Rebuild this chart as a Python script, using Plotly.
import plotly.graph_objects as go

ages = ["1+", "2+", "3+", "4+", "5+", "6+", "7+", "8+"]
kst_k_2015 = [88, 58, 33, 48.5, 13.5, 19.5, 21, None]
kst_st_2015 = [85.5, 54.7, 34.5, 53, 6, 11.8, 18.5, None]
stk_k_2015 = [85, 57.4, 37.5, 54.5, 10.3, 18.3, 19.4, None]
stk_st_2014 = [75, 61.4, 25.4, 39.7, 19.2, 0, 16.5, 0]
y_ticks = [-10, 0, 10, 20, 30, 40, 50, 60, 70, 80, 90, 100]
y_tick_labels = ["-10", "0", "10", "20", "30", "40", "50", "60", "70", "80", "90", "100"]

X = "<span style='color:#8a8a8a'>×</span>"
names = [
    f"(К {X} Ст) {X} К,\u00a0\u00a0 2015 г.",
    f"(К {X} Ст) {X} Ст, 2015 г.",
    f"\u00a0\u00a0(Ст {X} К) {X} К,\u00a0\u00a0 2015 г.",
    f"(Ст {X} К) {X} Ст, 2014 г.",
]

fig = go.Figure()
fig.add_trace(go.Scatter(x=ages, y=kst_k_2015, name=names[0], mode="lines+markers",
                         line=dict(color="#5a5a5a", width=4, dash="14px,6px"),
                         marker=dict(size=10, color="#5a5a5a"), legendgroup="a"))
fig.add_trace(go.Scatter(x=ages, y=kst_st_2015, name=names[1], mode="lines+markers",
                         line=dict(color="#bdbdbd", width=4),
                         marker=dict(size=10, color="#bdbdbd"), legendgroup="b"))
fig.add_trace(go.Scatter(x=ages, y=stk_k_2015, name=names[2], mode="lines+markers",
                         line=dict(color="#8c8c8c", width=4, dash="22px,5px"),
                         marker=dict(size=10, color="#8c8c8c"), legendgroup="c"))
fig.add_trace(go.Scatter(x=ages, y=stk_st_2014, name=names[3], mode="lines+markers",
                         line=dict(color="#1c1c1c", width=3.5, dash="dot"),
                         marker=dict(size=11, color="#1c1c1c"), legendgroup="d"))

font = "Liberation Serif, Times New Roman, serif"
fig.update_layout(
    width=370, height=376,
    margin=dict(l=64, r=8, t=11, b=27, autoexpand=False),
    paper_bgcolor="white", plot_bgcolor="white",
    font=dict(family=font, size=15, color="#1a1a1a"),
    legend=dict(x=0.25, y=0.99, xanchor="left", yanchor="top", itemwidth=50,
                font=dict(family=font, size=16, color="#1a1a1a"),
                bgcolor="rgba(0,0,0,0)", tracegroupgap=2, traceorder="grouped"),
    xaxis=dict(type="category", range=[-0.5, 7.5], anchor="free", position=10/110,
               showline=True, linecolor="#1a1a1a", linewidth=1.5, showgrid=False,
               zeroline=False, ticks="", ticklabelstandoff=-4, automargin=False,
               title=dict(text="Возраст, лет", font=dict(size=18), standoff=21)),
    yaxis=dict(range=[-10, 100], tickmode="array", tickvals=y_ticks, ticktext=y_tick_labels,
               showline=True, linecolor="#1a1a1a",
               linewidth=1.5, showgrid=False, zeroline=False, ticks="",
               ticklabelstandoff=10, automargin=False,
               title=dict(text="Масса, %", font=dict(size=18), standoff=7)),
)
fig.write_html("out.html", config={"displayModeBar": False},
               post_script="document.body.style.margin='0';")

--- TASK OBJECTIVE ---
Retype the data exactly as given.

--- PROBLEM SOLUTION ---
Rebuild this chart as a Python script, using Plotly.
import plotly.graph_objects as go

ages = ["1+", "2+", "3+", "4+", "5+", "6+", "7+", "8+"]
kst_k_2015 = [88, 58, 33, 48.5, 13.5, 19.5, 21, None]
kst_st_2015 = [85.5, 54.7, 34.5, 53, 6, 11.8, 18.5, None]
stk_k_2015 = [85, 57.4, 37.5, 54.5, 10.3, 18.3, 19.4, None]
stk_st_2014 = [75, 61.4, 25.4, 39.7, 19.2, 0, 16.5, 0]
y_ticks = [-10, 0, 10, 20, 30, 40, 50, 60, 70, 80, 90, 100]
y_tick_labels = ["-10", "0", "10", "20", "30", "40", "50", "60", "70", "80", "90", "100"]

X = "<span style='color:#8a8a8a'>×</span>"
names = [
    f"(К {X} Ст) {X} К,\u00a0\u00a0 2015 г.",
    f"(К {X} Ст) {X} Ст, 2015 г.",
    f"\u00a0\u00a0(Ст {X} К) {X} К,\u00a0\u00a0 2015 г.",
    f"(Ст {X} К) {X} Ст, 2014 г.",
]

fig = go.Figure()
fig.add_trace(go.Scatter(x=ages, y=kst_k_2015, name=names[0], mode="lines+markers",
                         line=dict(color="#5a5a5a", width=4, dash="14px,6px"),
                         marker=dict(size=10, color="#5a5a5a"), legendgroup="a"))
fig.add_trace(go.Scatter(x=ages, y=kst_st_2015, name=names[1], mode="lines+markers",
                         line=dict(color="#bdbdbd", width=4),
                         marker=dict(size=10, color="#bdbdbd"), legendgroup="b"))
fig.add_trace(go.Scatter(x=ages, y=stk_k_2015, name=names[2], mode="lines+markers",
                         line=dict(color="#8c8c8c", width=4, dash="22px,5px"),
                         marker=dict(size=10, color="#8c8c8c"), legendgroup="c"))
fig.add_trace(go.Scatter(x=ages, y=stk_st_2014, name=names[3], mode="lines+markers",
                         line=dict(color="#1c1c1c", width=3.5, dash="dot"),
                         marker=dict(size=11, color="#1c1c1c"), legendgroup="d"))

font = "Liberation Serif, Times New Roman, serif"
fig.update_layout(
    width=370, height=376,
    margin=dict(l=64, r=8, t=11, b=27, autoexpand=False),
    paper_bgcolor="white", plot_bgcolor="white",
    font=dict(family=font, size=15, color="#1a1a1a"),
    legend=dict(x=0.25, y=0.99, xanchor="left", yanchor="top", itemwidth=50,
                font=dict(family=font, size=16, color="#1a1a1a"),
                bgcolor="rgba(0,0,0,0)", tracegroupgap=2, traceorder="grouped"),
    xaxis=dict(type="category", range=[-0.5, 7.5], anchor="free", position=10/110,
               showline=True, linecolor="#1a1a1a", linewidth=1.5, showgrid=False,
               zeroline=False, ticks="", ticklabelstandoff=-4, automargin=False,
               title=dict(text="Возраст, лет", font=dict(size=18), standoff=21)),
    yaxis=dict(range=[-10, 100], tickmode="array", tickvals=y_ticks, ticktext=y_tick_labels,
               showline=True, linecolor="#1a1a1a",
               linewidth=1.5, showgrid=False, zeroline=False, ticks="",
               ticklabelstandoff=10, automargin=False,
               title=dict(text="Масса, %", font=dict(size=18), standoff=7)),
)
fig.write_html("out.html", config={"displayModeBar": False},
               post_script="document.body.style.margin='0';")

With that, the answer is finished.